Dormi muito pouco à noite. Fiquei rolando na cama, pensando no menino americano que não aceitou a frustração. Foi expulso do colégio, sacou sua arma e matou. Provocou pânico, horror, e horrorzidado com sua violência, tirou também a própria vida.
Pensei horas nessa criança, e resolvi escrever este texto. O título seria Não maltrate sua criança, mas mudei o rumo da prosa quando a minha criança — um menino de onze anos — chegou em casa tarde, muito tarde. Irritada com a atitude, impaciente, saí procurando-o pela vizinhança… Estava na casa do amiguinho. Telefonei e pedi que voltasse. Não retornou. Só apareceu em casa uma hora mais tarde.
Ele entrou e ajoelhou-se, do jeitinho japonês, pedindo-me perdão. Viu que meu coração amoleceu e, com a voz suave, eu lhe disse:
— Vá tomar banho.
Mas ele continuou ali, olhando para mim, e perguntou:
— O que teremos para o jantar?
Respondi, ainda com o olhar duro, pois percebi que ele estava enrolando o banho:
— Hoje vou fazer panquecas.
— Panquecas? O que é isso?
— É quase igual a um crepe, mas faço com carne.
Ele achou interessante e veio ajudar-me. Assim, fomos pelar os tomates. Nos olhinhos do menino, a descoberta do mundo. Um novo mundo que ele desconhecia.
— Por que pelar os tomates? — foi a pergunta que lhe veio.
— Pelar os tomates é para que o molho fique mais denso, mais saboroso. É um carinho para quem irá saboreá-lo, pois a pele não se desfaz e fica esquisito comer a pele solta no meio do molho.
Ele aceitou a resposta, e nesse tempo que passamos juntos, desatou a contar-me sobre seu dia, sobre os amigos e as coisas interessantes que aprendeu na escola.
Pensei no garoto americano. Se ele tivesse tido alguns minutos por dia de boa conversa com sua mãe, talvez estivesse por aí correndo, soltando pipa, com o vento nos cabelos… sorrindo sempre.
As dificuldades econômicas levam as mulheres a buscarem trabalho para ajudar no sustento da casa. Eu tenho uma rotina diária de dez horas na fábrica. Quando retorno, preciso preparar o jantar, lavar as roupas… Um corre-corre louco e pouco tempo para os filhos. Assim é em quase todos os lares.
Se todas as mães doassem quinze minutos — apenas quinze minutos — para seus filhos, sentando-se ao seu lado, mesmo que fosse para assistir televisão, já seria um ato de amor.
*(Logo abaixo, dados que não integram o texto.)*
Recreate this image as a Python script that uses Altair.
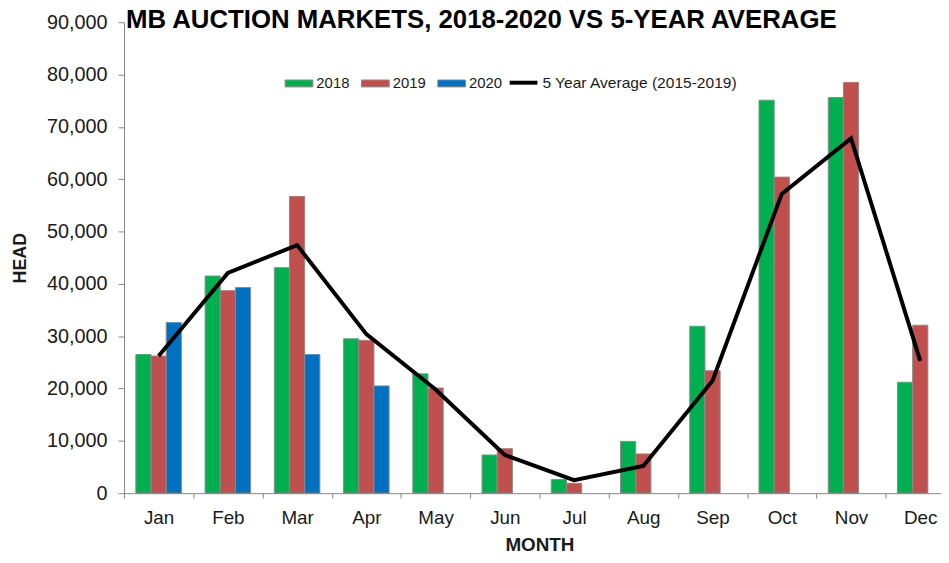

A criança sente-se feliz por ver a mãe interagindo com seu mundo. Os diálogos surgem, pois os pais estarão convivendo mais com seus filhos, saberão dos seus gostos e de tudo o que lhes fascina.
Esse sentar ao lado deles é mais amplo, pois em seguida vem o toque: uma mão que procura a sua, uma perna jogada sobre a sua, uma troca de olhares… em silêncio, unidos pelo prazer de reencontrar-se no fim do dia.
Eu estava furiosa, pois já passava das vinte horas quando ele retornou. Jurei que lhe daria umas palmadas.
Mas raiva alimenta raiva. Se eu lhe desse as palmadas, não teríamos vivido esse momento mágico.
Esse momento gostoso que acontece do nada — e que transforma nosso pensar, nosso sentir.
Não maltrate sua criança.
Aprenda muito com ela.
Amor não tem medida, nem dose certa… amar é amar. E pronto.